One of the criticisms of deep learning is that, while it is good at pattern recognition, it is currently not suitable for logical reasoning, while good-old symbolic AI is. However, both Bengio and LeCun saw no reason why deep learning systems cannot be made to reason. As Bengio observed, "Humans also use some kind of neural nets in their brains, and I believe that there are ways to get to human-like reasoning with deep learning architectures."
However, Bengio added that he doesn't think just scaling up present-day neural nets will be sufficient. "I believe that we can take much more inspiration from biology and human intelligence in order to bridge the gap between current AI and human intelligence."
It is not just that deep learning cannot reason yet, but also that we cannot reason about deep neural networks, added Sanjeev Arora, a theoretical computer scientist at Princeton University. Said Arora, "We need more understanding of what is going on inside the black box of deep learning systems, and that is what I am trying to do."

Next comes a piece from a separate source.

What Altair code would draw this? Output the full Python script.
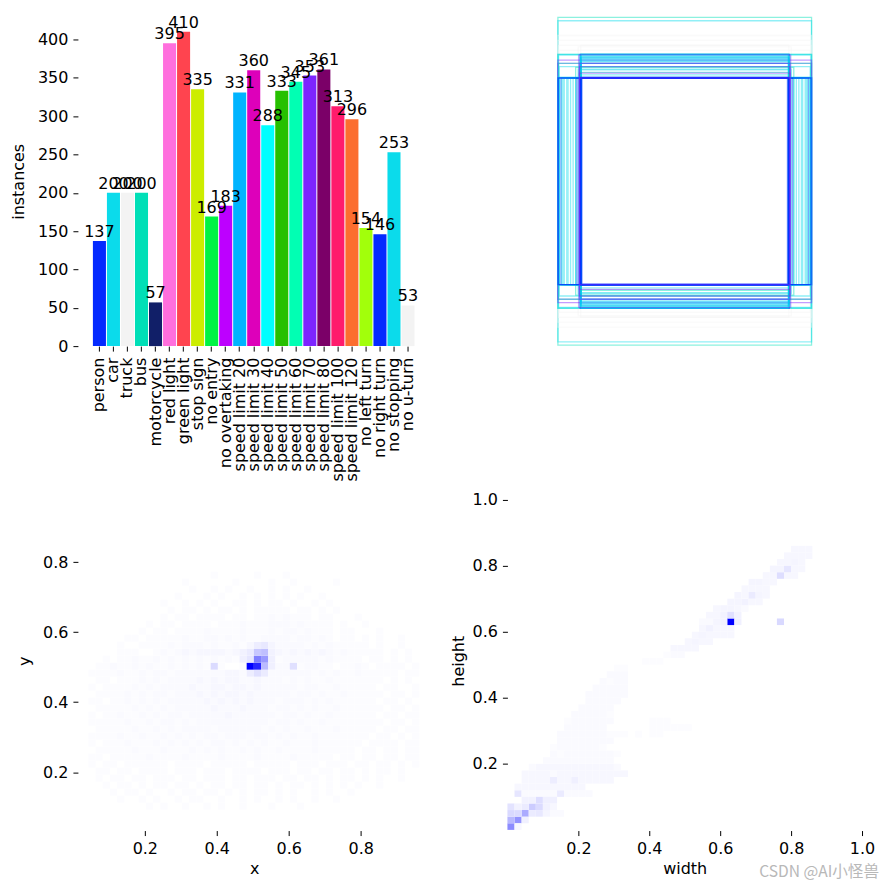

Raj Reddy was the panelist who has been involved in the AI community by far the longest, since the 1960s, when he did his Ph.D. research with AI pioneer John McCarthy. Reddy sees the glass as half-full instead of half-empty: "One important application of deep learning is helping the people at the bottom of the societal pyramid. There are about two billion people in the world who cannot read or write. All kinds of language technologies, like speech recognition and translation, are now good enough to be used. I have worked in this area for almost 60 years and I didn't think such technologies would become practical in my lifetime. Ten years from now, even an illiterate person will be able to read any book, watch any movie, and have a conversation with anyone, anywhere in the world, in their native language."
However, dealing with smaller languages is still an unsolved problem for deep learning technologies, as much less data is available for them. Dina Machuve, a data science consultant, remarked that in Africa alone, 2,000 languages are spoken for which there are no AI technologies available. It is important to go into a community and see what would work for them, so in looking for deep learning applications for Africa, Machuve concentrated on image applications. As a result, "We have developed early detection systems for poultry diseases and crop diseases based on image recognition."
Unfortunately, in many ways Africa still is the missing continent in the research and deployment of deep learning, added Shakir Mohamed, a researcher at DeepMind in London. "We counted how many papers from people in Africa were presented at the well-known NeurIPS conference on neural information processing between 2006 and 2016, and the answer is: zero. Similarly for Latin-America, or maybe it was one. I hope for all of you, wherever you are, that you also take seriously the question of representation, who is doing that work, where it is being done, and how you can share your experience with others."
Been Kim, a research scientist at Google Brain, said she wanted everyone to realize that deep learning is not a magical tool that will solve all society's problems. In fact, she observed, "There might be non-AI solutions that are better for your problem than machine learning. You really have to stop and question: 'Is this the right tool?'"
Asked what the general public should know about AI and its outlook, Mohamed said, "The future has not been decided. We still get to create and shape the future, and that is what we should always remember."
Bennie Mols is a science and technology writer based in Amsterdam, the Netherlands.